§ Task statement
Transcribe each line of the material as it is, and drop any picture.

== Dataset excerpt ==

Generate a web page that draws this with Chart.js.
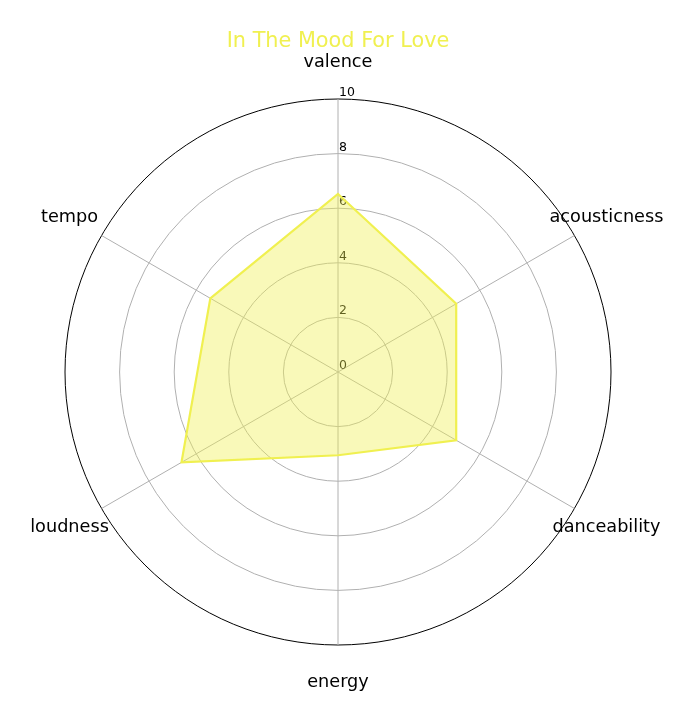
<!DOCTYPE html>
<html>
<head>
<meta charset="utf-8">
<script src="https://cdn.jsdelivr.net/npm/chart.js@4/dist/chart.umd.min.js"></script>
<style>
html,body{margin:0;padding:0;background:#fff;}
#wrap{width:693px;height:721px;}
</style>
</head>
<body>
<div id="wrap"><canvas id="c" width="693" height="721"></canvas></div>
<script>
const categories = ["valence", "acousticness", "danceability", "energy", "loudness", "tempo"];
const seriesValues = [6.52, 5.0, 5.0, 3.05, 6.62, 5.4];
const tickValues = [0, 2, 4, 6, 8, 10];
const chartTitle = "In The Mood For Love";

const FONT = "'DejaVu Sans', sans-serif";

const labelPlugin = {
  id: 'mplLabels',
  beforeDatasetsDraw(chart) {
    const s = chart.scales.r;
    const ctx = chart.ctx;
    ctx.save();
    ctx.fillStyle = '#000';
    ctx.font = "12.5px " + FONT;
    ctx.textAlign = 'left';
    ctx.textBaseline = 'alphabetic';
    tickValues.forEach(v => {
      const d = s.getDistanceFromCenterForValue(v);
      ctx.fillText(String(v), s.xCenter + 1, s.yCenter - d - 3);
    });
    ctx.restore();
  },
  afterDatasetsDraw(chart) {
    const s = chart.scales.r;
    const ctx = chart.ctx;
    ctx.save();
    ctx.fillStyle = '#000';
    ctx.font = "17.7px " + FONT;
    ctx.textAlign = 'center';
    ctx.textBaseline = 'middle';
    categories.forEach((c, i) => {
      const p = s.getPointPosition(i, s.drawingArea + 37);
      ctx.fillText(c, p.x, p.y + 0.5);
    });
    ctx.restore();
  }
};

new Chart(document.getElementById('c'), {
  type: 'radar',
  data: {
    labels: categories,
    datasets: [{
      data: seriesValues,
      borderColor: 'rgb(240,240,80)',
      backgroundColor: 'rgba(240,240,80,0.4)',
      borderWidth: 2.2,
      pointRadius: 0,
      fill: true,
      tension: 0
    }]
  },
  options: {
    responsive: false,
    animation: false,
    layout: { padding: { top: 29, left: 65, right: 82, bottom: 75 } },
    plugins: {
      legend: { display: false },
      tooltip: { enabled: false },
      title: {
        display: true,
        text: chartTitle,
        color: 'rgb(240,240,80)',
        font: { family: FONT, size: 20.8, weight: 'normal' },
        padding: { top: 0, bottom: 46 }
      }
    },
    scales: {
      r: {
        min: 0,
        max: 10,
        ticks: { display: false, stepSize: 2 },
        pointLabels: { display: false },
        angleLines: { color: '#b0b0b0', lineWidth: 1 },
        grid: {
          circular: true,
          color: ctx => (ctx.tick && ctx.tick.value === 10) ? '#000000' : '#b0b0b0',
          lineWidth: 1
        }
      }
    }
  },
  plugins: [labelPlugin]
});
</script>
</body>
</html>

===

§ Output for this task
Generate a web page that draws this with Chart.js.
<!DOCTYPE html>
<html>
<head>
<meta charset="utf-8">
<script src="https://cdn.jsdelivr.net/npm/chart.js@4/dist/chart.umd.min.js"></script>
<style>
html,body{margin:0;padding:0;background:#fff;}
#wrap{width:693px;height:721px;}
</style>
</head>
<body>
<div id="wrap"><canvas id="c" width="693" height="721"></canvas></div>
<script>
const categories = ["valence", "acousticness", "danceability", "energy", "loudness", "tempo"];
const seriesValues = [6.52, 5.0, 5.0, 3.05, 6.62, 5.4];
const tickValues = [0, 2, 4, 6, 8, 10];
const chartTitle = "In The Mood For Love";

const FONT = "'DejaVu Sans', sans-serif";

const labelPlugin = {
  id: 'mplLabels',
  beforeDatasetsDraw(chart) {
    const s = chart.scales.r;
    const ctx = chart.ctx;
    ctx.save();
    ctx.fillStyle = '#000';
    ctx.font = "12.5px " + FONT;
    ctx.textAlign = 'left';
    ctx.textBaseline = 'alphabetic';
    tickValues.forEach(v => {
      const d = s.getDistanceFromCenterForValue(v);
      ctx.fillText(String(v), s.xCenter + 1, s.yCenter - d - 3);
    });
    ctx.restore();
  },
  afterDatasetsDraw(chart) {
    const s = chart.scales.r;
    const ctx = chart.ctx;
    ctx.save();
    ctx.fillStyle = '#000';
    ctx.font = "17.7px " + FONT;
    ctx.textAlign = 'center';
    ctx.textBaseline = 'middle';
    categories.forEach((c, i) => {
      const p = s.getPointPosition(i, s.drawingArea + 37);
      ctx.fillText(c, p.x, p.y + 0.5);
    });
    ctx.restore();
  }
};

new Chart(document.getElementById('c'), {
  type: 'radar',
  data: {
    labels: categories,
    datasets: [{
      data: seriesValues,
      borderColor: 'rgb(240,240,80)',
      backgroundColor: 'rgba(240,240,80,0.4)',
      borderWidth: 2.2,
      pointRadius: 0,
      fill: true,
      tension: 0
    }]
  },
  options: {
    responsive: false,
    animation: false,
    layout: { padding: { top: 29, left: 65, right: 82, bottom: 75 } },
    plugins: {
      legend: { display: false },
      tooltip: { enabled: false },
      title: {
        display: true,
        text: chartTitle,
        color: 'rgb(240,240,80)',
        font: { family: FONT, size: 20.8, weight: 'normal' },
        padding: { top: 0, bottom: 46 }
      }
    },
    scales: {
      r: {
        min: 0,
        max: 10,
        ticks: { display: false, stepSize: 2 },
        pointLabels: { display: false },
        angleLines: { color: '#b0b0b0', lineWidth: 1 },
        grid: {
          circular: true,
          color: ctx => (ctx.tick && ctx.tick.value === 10) ? '#000000' : '#b0b0b0',
          lineWidth: 1
        }
      }
    }
  },
  plugins: [labelPlugin]
});
</script>
</body>
</html>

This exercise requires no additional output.